Exercise prompt
Could the lines from the start of the data through the line with "trend_y = [intercept" be set down exactly, with no pictures among them?

[start]

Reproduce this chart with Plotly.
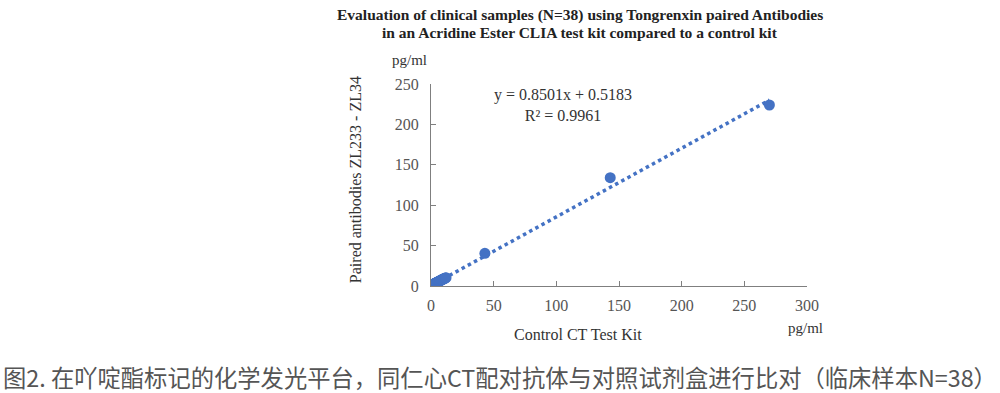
import plotly.graph_objects as go

# Data (control kit vs paired antibodies), pg/ml
control_x = [0.3, 0.6, 0.8, 1.0, 1.2, 1.5, 1.7, 2.0, 2.2, 2.5, 2.8, 3.0, 3.3, 3.6, 3.9,
             4.2, 4.5, 4.8, 5.1, 5.5, 5.8, 6.2, 6.5, 6.9, 7.2, 7.6, 8.0, 8.4, 8.8, 9.2,
             9.7, 10.2, 10.8, 11.5, 12.0, 43.0, 143.0, 270.0]
paired_y = [0.4, 0.7, 1.0, 1.2, 1.3, 1.7, 1.9, 2.1, 2.4, 2.6, 2.9, 3.1, 3.4, 3.6, 3.8,
            4.1, 4.3, 4.6, 4.9, 5.1, 5.4, 5.7, 6.0, 6.3, 6.5, 6.9, 7.2, 7.5, 7.9, 8.2,
            8.6, 8.9, 9.4, 9.9, 10.3, 40.5, 134.0, 224.0]
slope = 0.8501
intercept = 0.5183
trend_x = [0, 270]
trend_y = [intercept + slope * v for v in trend_x]

x_ticks = [0, 50, 100, 150, 200, 250, 300]
y_ticks = [0, 50, 100, 150, 200, 250]

title_lines = ["Evaluation of clinical samples (N=38) using Tongrenxin paired Antibodies",
               "in an Acridine Ester CLIA test kit compared to a control kit"]
caption = "图2. 在吖啶酯标记的化学发光平台，同仁心CT配对抗体与对照试剂盒进行比对（临床样本N=38）"

blue = "#4472C4"
serif = "Liberation Serif"
tick_col = "#555555"

fig = go.Figure()
fig.add_trace(go.Scatter(x=trend_x, y=trend_y, mode="lines",
                         line=dict(color=blue, width=3.5, dash="dot"),
                         hoverinfo="skip", showlegend=False))
fig.add_trace(go.Scatter(x=control_x, y=paired_y, mode="markers",
                         marker=dict(color=blue, size=11),
                         showlegend=False))

def ann(text, x, y, size, **kw):
    d = dict(text=text, xref="paper", yref="paper", x=x, y=y, showarrow=False,
             xanchor="center", yanchor="middle",
             font=dict(family=kw.pop("family", serif), size=size, color=kw.pop("color", "#333")))
    d.update(kw)
    return d

# plot area: x 431..807 px, y 84..286 px  (paper y = (286 - py) / 202)
fig.update_layout(
    width=1000, height=393,
    margin=dict(l=431, r=193, t=84, b=107),
    paper_bgcolor="white", plot_bgcolor="white",
    xaxis=dict(range=[0, 300], tickvals=x_ticks, showgrid=False, zeroline=False,
               showline=True, linecolor="#7f7f7f", linewidth=1,
               ticks="inside", ticklen=5, tickcolor="#7f7f7f", ticklabelstandoff=5,
               tickfont=dict(family=serif, size=16, color=tick_col)),
    yaxis=dict(range=[0, 250], tickvals=y_ticks, showgrid=False, zeroline=False,
               showline=True, linecolor="#7f7f7f", linewidth=1,
               ticks="inside", ticklen=5, tickcolor="#7f7f7f", ticklabelstandoff=8,
               tickfont=dict(family=serif, size=16, color=tick_col)),
    annotations=[
        ann("<b>" + title_lines[0] + "</b>", 0.396, (286 - 15) / 202, 15.5, color="#222"),
        ann("<b>" + title_lines[1] + "</b>", 0.396, (286 - 32) / 202, 15.5, color="#222"),
        ann("pg/ml", -0.056, 1.119, 15),
        ann("pg/ml", 0.995, -0.208, 15),
        ann("Control CT Test Kit", 0.391, -0.238, 16),
        ann("Paired antibodies ZL233 - ZL34", -0.199, 0.525, 16, textangle=-90),
        dict(text="y = 0.8501x + 0.5183<br>R² = 0.9961", xref="x", yref="y", x=105, y=224,
             xanchor="center", yanchor="middle",
             showarrow=False, align="center", font=dict(family=serif, size=16, color="#333")),
        ann(caption, (500 - 431) / 376, (286 - 377) / 202, 23.3,
            family="Noto Sans CJK SC", color="#555555"),
    ],
)

fig.write_html("out.html", config={"displayModeBar": False},
               post_script="document.body.style.margin='0';")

[end]

Written response
Reproduce this chart with Plotly.
import plotly.graph_objects as go

# Data (control kit vs paired antibodies), pg/ml
control_x = [0.3, 0.6, 0.8, 1.0, 1.2, 1.5, 1.7, 2.0, 2.2, 2.5, 2.8, 3.0, 3.3, 3.6, 3.9,
             4.2, 4.5, 4.8, 5.1, 5.5, 5.8, 6.2, 6.5, 6.9, 7.2, 7.6, 8.0, 8.4, 8.8, 9.2,
             9.7, 10.2, 10.8, 11.5, 12.0, 43.0, 143.0, 270.0]
paired_y = [0.4, 0.7, 1.0, 1.2, 1.3, 1.7, 1.9, 2.1, 2.4, 2.6, 2.9, 3.1, 3.4, 3.6, 3.8,
            4.1, 4.3, 4.6, 4.9, 5.1, 5.4, 5.7, 6.0, 6.3, 6.5, 6.9, 7.2, 7.5, 7.9, 8.2,
            8.6, 8.9, 9.4, 9.9, 10.3, 40.5, 134.0, 224.0]
slope = 0.8501
intercept = 0.5183
trend_x = [0, 270]
trend_y = [intercept + slope * v for v in trend_x]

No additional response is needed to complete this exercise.